:: Problem requirements ::
Return all the data below as it stands, minus the pictures.

● ● ● ● ●

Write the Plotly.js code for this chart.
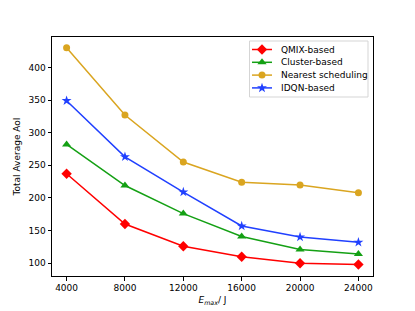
<!DOCTYPE html>
<html>
<head>
<meta charset="utf-8">
<script src="https://cdn.plot.ly/plotly-3.0.1.min.js"></script>
<style>html,body{margin:0;padding:0;background:#fff;}#chart{width:415px;height:311px;}</style>
</head>
<body>
<div id="chart"></div>
<script>
const emax = [4000, 8000, 12000, 16000, 20000, 24000];
const qmix = [237, 160, 126, 110, 100, 98];
const cluster = [282, 219, 176, 141, 121, 114];
const nearest = [430, 327, 255, 224, 220, 208];
const idqn = [349, 263, 209, 157, 140, 132];
const names = ["QMIX-based", "Cluster-based", "Nearest scheduling", "IDQN-based"];
const xTicks = [4000, 8000, 12000, 16000, 20000, 24000];
const yTicks = [100, 150, 200, 250, 300, 350, 400];

const font = {family: "DejaVu Sans", size: 9, color: "#000"};
const styles = [
  {color: "#ff0000", symbol: "diamond", size: 8},
  {color: "#14a014", symbol: "triangle-up", size: 8},
  {color: "#daa520", symbol: "circle", size: 7},
  {color: "#2040ff", symbol: "star", size: 7.5}
];
const series = [qmix, cluster, nearest, idqn];

const data = series.map((y, i) => ({
  x: emax, y: y, name: names[i], type: "scatter", mode: "lines+markers",
  line: {color: styles[i].color, width: 1.5},
  marker: {color: styles[i].color, symbol: styles[i].symbol, size: styles[i].size, line: {width: 0}},
  showlegend: false
}));

// custom compact legend (matplotlib-like), drawn on an overlay axis in pixel units
const W = 415, H = 311, L = 52, R = 42, T = 37, B = 35;
const pw = W - L - R, ph = H - T - B;
const px = v => (v - L) / pw;      // pixel -> paper x
const py = v => 1 - (v - T) / ph;  // pixel -> paper y
const rowY = [49.5, 62.3, 75.1, 87.9];
const annotations = [];
names.forEach((n, i) => {
  data.push({
    x: [252, 272], y: [rowY[i], rowY[i]], xaxis: "x2", yaxis: "y2",
    type: "scatter", mode: "lines", showlegend: false, hoverinfo: "skip",
    line: {color: styles[i].color, width: 1.5}
  });
  data.push({
    x: [262], y: [rowY[i]], xaxis: "x2", yaxis: "y2",
    type: "scatter", mode: "markers", showlegend: false, hoverinfo: "skip",
    marker: {color: styles[i].color, symbol: styles[i].symbol, size: styles[i].size, line: {width: 0}}
  });
  annotations.push({
    xref: "paper", yref: "paper", x: px(279), y: py(rowY[i]),
    xanchor: "left", yanchor: "middle", showarrow: false, text: n,
    font: {family: "DejaVu Sans", size: 9, color: "#000"}
  });
});

const layout = {
  width: W, height: H,
  margin: {l: L, r: R, t: T, b: B},
  paper_bgcolor: "#fff", plot_bgcolor: "#fff",
  font: font,
  showlegend: false,
  annotations: annotations,
  shapes: [{type: "rect", xref: "paper", yref: "paper",
    x0: px(249.5), x1: px(368), y0: py(41), y1: py(97),
    line: {color: "#d5d5d5", width: 1}, fillcolor: "rgba(255,255,255,0.8)", layer: "below"}],
  xaxis: {range: [3000, 25000], tickvals: xTicks, ticktext: xTicks.map(String),
    showgrid: false, zeroline: false, showline: true, mirror: true,
    linecolor: "#000", linewidth: 1, ticks: "outside", ticklen: 3.5, tickcolor: "#000",
    tickfont: font,
    title: {text: "<i>E</i><sub><i>max</i></sub>/ J", font: font, standoff: 4}},
  yaxis: {range: [80.4, 446.6], tickvals: yTicks, ticktext: yTicks.map(String),
    showgrid: false, zeroline: false, showline: true, mirror: true,
    linecolor: "#000", linewidth: 1, ticks: "outside", ticklen: 3.5, tickcolor: "#000",
    tickfont: font,
    title: {text: "Total Average AoI", font: font, standoff: 6}},
  xaxis2: {overlaying: "x", range: [L, W - R], visible: false, fixedrange: true},
  yaxis2: {overlaying: "y", range: [H - B, T], visible: false, fixedrange: true}
};
Plotly.newPlot("chart", data, layout, {displayModeBar: false, staticPlot: true});
</script>
</body>
</html>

● ● ● ● ●

:: Output for this task ::
Write the Plotly.js code for this chart.
<!DOCTYPE html>
<html>
<head>
<meta charset="utf-8">
<script src="https://cdn.plot.ly/plotly-3.0.1.min.js"></script>
<style>html,body{margin:0;padding:0;background:#fff;}#chart{width:415px;height:311px;}</style>
</head>
<body>
<div id="chart"></div>
<script>
const emax = [4000, 8000, 12000, 16000, 20000, 24000];
const qmix = [237, 160, 126, 110, 100, 98];
const cluster = [282, 219, 176, 141, 121, 114];
const nearest = [430, 327, 255, 224, 220, 208];
const idqn = [349, 263, 209, 157, 140, 132];
const names = ["QMIX-based", "Cluster-based", "Nearest scheduling", "IDQN-based"];
const xTicks = [4000, 8000, 12000, 16000, 20000, 24000];
const yTicks = [100, 150, 200, 250, 300, 350, 400];

const font = {family: "DejaVu Sans", size: 9, color: "#000"};
const styles = [
  {color: "#ff0000", symbol: "diamond", size: 8},
  {color: "#14a014", symbol: "triangle-up", size: 8},
  {color: "#daa520", symbol: "circle", size: 7},
  {color: "#2040ff", symbol: "star", size: 7.5}
];
const series = [qmix, cluster, nearest, idqn];

const data = series.map((y, i) => ({
  x: emax, y: y, name: names[i], type: "scatter", mode: "lines+markers",
  line: {color: styles[i].color, width: 1.5},
  marker: {color: styles[i].color, symbol: styles[i].symbol, size: styles[i].size, line: {width: 0}},
  showlegend: false
}));

// custom compact legend (matplotlib-like), drawn on an overlay axis in pixel units
const W = 415, H = 311, L = 52, R = 42, T = 37, B = 35;
const pw = W - L - R, ph = H - T - B;
const px = v => (v - L) / pw;      // pixel -> paper x
const py = v => 1 - (v - T) / ph;  // pixel -> paper y
const rowY = [49.5, 62.3, 75.1, 87.9];
const annotations = [];
names.forEach((n, i) => {
  data.push({
    x: [252, 272], y: [rowY[i], rowY[i]], xaxis: "x2", yaxis: "y2",
    type: "scatter", mode: "lines", showlegend: false, hoverinfo: "skip",
    line: {color: styles[i].color, width: 1.5}
  });
  data.push({
    x: [262], y: [rowY[i]], xaxis: "x2", yaxis: "y2",
    type: "scatter", mode: "markers", showlegend: false, hoverinfo: "skip",
    marker: {color: styles[i].color, symbol: styles[i].symbol, size: styles[i].size, line: {width: 0}}
  });
  annotations.push({
    xref: "paper", yref: "paper", x: px(279), y: py(rowY[i]),
    xanchor: "left", yanchor: "middle", showarrow: false, text: n,
    font: {family: "DejaVu Sans", size: 9, color: "#000"}
  });
});

const layout = {
  width: W, height: H,
  margin: {l: L, r: R, t: T, b: B},
  paper_bgcolor: "#fff", plot_bgcolor: "#fff",
  font: font,
  showlegend: false,
  annotations: annotations,
  shapes: [{type: "rect", xref: "paper", yref: "paper",
    x0: px(249.5), x1: px(368), y0: py(41), y1: py(97),
    line: {color: "#d5d5d5", width: 1}, fillcolor: "rgba(255,255,255,0.8)", layer: "below"}],
  xaxis: {range: [3000, 25000], tickvals: xTicks, ticktext: xTicks.map(String),
    showgrid: false, zeroline: false, showline: true, mirror: true,
    linecolor: "#000", linewidth: 1, ticks: "outside", ticklen: 3.5, tickcolor: "#000",
    tickfont: font,
    title: {text: "<i>E</i><sub><i>max</i></sub>/ J", font: font, standoff: 4}},
  yaxis: {range: [80.4, 446.6], tickvals: yTicks, ticktext: yTicks.map(String),
    showgrid: false, zeroline: false, showline: true, mirror: true,
    linecolor: "#000", linewidth: 1, ticks: "outside", ticklen: 3.5, tickcolor: "#000",
    tickfont: font,
    title: {text: "Total Average AoI", font: font, standoff: 6}},
  xaxis2: {overlaying: "x", range: [L, W - R], visible: false, fixedrange: true},
  yaxis2: {overlaying: "y", range: [H - B, T], visible: false, fixedrange: true}
};
Plotly.newPlot("chart", data, layout, {displayModeBar: false, staticPlot: true});
</script>
</body>
</html>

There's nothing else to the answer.